Work required: Write out the entries verbatim and leave the images out of the copy.
━━━ Excerpted data ━━━
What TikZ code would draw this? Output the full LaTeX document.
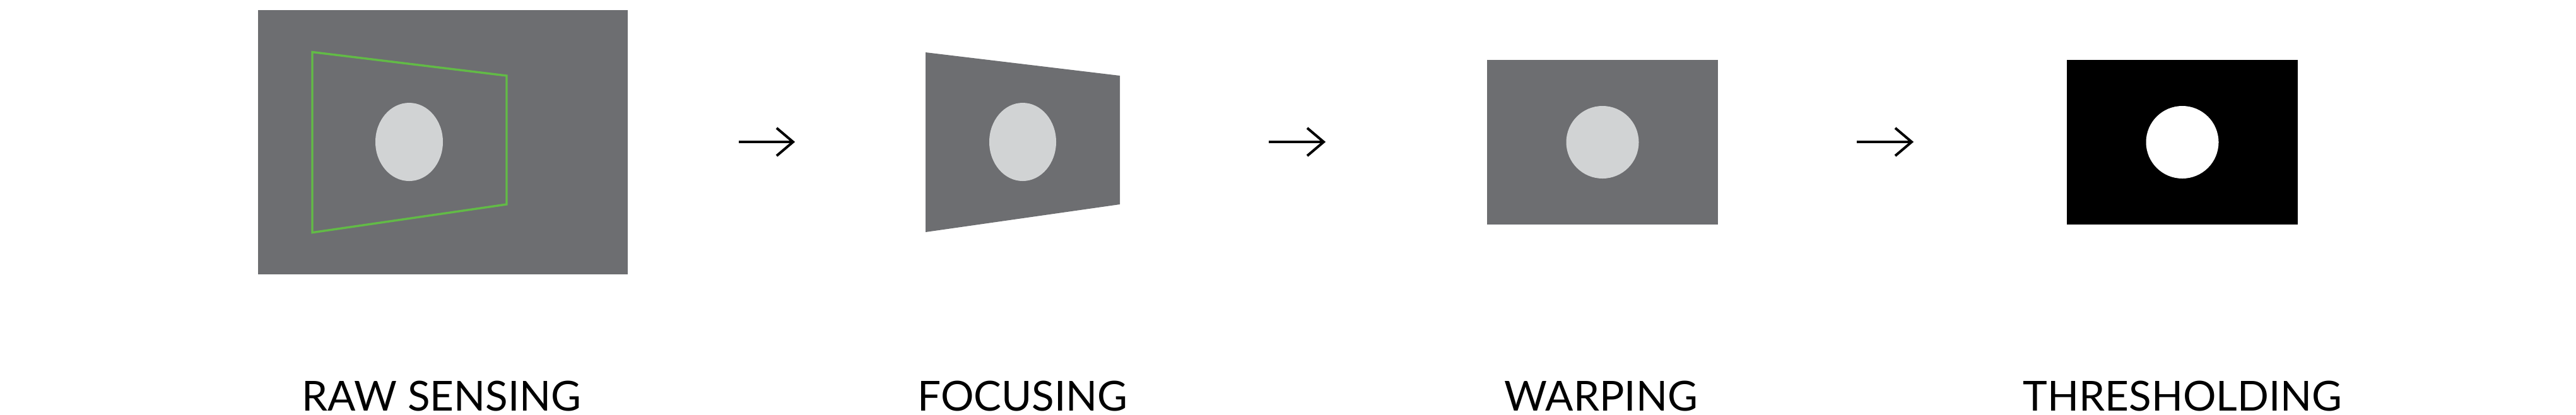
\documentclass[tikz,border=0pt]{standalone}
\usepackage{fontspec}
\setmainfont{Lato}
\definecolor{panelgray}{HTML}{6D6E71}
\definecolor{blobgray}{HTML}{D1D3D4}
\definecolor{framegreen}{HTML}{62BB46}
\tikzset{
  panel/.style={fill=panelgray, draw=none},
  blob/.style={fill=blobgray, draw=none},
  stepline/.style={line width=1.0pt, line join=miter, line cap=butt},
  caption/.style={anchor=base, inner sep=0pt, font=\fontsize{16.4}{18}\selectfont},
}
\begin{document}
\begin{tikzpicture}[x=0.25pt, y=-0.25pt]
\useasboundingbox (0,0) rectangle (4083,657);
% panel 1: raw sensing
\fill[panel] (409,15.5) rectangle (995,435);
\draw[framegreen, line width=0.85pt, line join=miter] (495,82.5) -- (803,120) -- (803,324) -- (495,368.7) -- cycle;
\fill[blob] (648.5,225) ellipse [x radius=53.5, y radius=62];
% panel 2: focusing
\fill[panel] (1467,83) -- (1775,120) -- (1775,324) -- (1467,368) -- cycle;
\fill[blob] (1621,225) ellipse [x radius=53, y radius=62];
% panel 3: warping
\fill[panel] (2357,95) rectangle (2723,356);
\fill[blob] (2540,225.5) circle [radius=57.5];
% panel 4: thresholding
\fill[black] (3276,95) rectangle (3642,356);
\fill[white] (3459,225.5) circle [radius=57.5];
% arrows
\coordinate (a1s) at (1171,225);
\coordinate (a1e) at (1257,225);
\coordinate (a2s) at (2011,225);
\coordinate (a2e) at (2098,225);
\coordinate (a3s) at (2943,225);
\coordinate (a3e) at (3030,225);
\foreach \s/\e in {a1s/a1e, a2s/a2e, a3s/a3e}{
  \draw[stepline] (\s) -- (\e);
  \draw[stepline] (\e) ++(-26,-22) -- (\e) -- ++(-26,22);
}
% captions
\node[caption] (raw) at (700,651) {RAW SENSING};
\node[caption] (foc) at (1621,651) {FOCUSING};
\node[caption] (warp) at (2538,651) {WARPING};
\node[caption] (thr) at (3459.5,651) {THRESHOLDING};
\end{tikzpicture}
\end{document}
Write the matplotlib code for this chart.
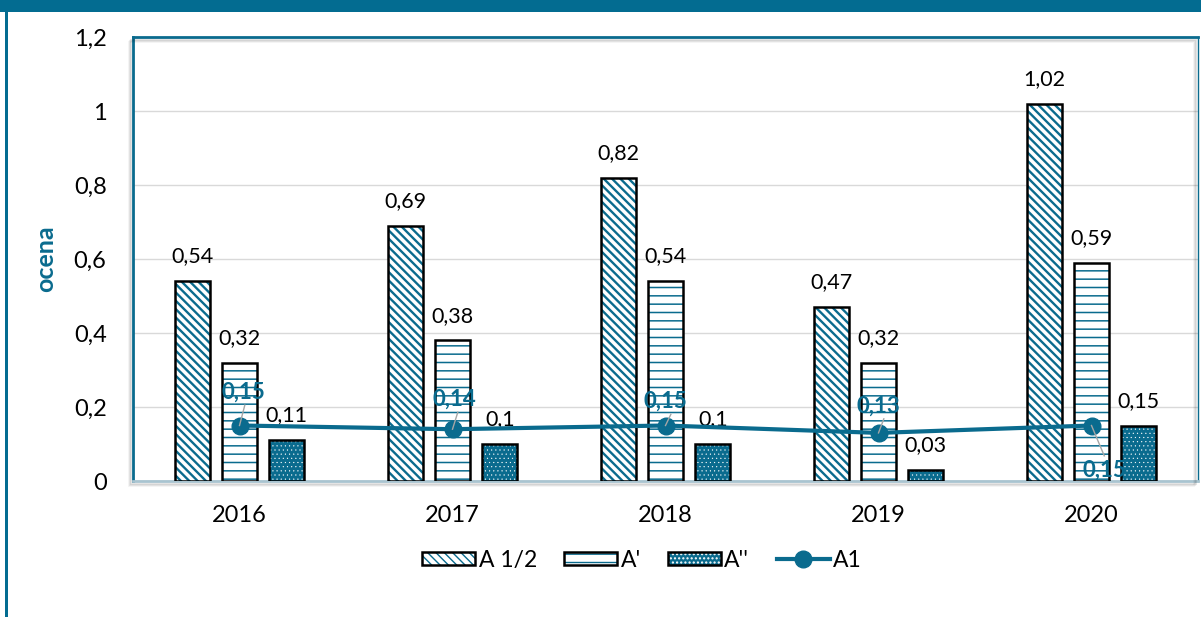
━━━
The output:
What TikZ code would draw this? Output the full LaTeX document.
\documentclass[tikz,border=0pt]{standalone}
\usepackage{fontspec}
\setmainfont{Lato}
\definecolor{panelgray}{HTML}{6D6E71}
\definecolor{blobgray}{HTML}{D1D3D4}
\definecolor{framegreen}{HTML}{62BB46}
\tikzset{
  panel/.style={fill=panelgray, draw=none},
  blob/.style={fill=blobgray, draw=none},
  stepline/.style={line width=1.0pt, line join=miter, line cap=butt},
  caption/.style={anchor=base, inner sep=0pt, font=\fontsize{16.4}{18}\selectfont},
}
\begin{document}
\begin{tikzpicture}[x=0.25pt, y=-0.25pt]
\useasboundingbox (0,0) rectangle (4083,657);
% panel 1: raw sensing
\fill[panel] (409,15.5) rectangle (995,435);
\draw[framegreen, line width=0.85pt, line join=miter] (495,82.5) -- (803,120) -- (803,324) -- (495,368.7) -- cycle;
\fill[blob] (648.5,225) ellipse [x radius=53.5, y radius=62];
% panel 2: focusing
\fill[panel] (1467,83) -- (1775,120) -- (1775,324) -- (1467,368) -- cycle;
\fill[blob] (1621,225) ellipse [x radius=53, y radius=62];
% panel 3: warping
\fill[panel] (2357,95) rectangle (2723,356);
\fill[blob] (2540,225.5) circle [radius=57.5];
% panel 4: thresholding
\fill[black] (3276,95) rectangle (3642,356);
\fill[white] (3459,225.5) circle [radius=57.5];
% arrows
\coordinate (a1s) at (1171,225);
\coordinate (a1e) at (1257,225);
\coordinate (a2s) at (2011,225);
\coordinate (a2e) at (2098,225);
\coordinate (a3s) at (2943,225);
\coordinate (a3e) at (3030,225);
\foreach \s/\e in {a1s/a1e, a2s/a2e, a3s/a3e}{
  \draw[stepline] (\s) -- (\e);
  \draw[stepline] (\e) ++(-26,-22) -- (\e) -- ++(-26,22);
}
% captions
\node[caption] (raw) at (700,651) {RAW SENSING};
\node[caption] (foc) at (1621,651) {FOCUSING};
\node[caption] (warp) at (2538,651) {WARPING};
\node[caption] (thr) at (3459.5,651) {THRESHOLDING};
\end{tikzpicture}
\end{document}
Write the matplotlib code for this chart.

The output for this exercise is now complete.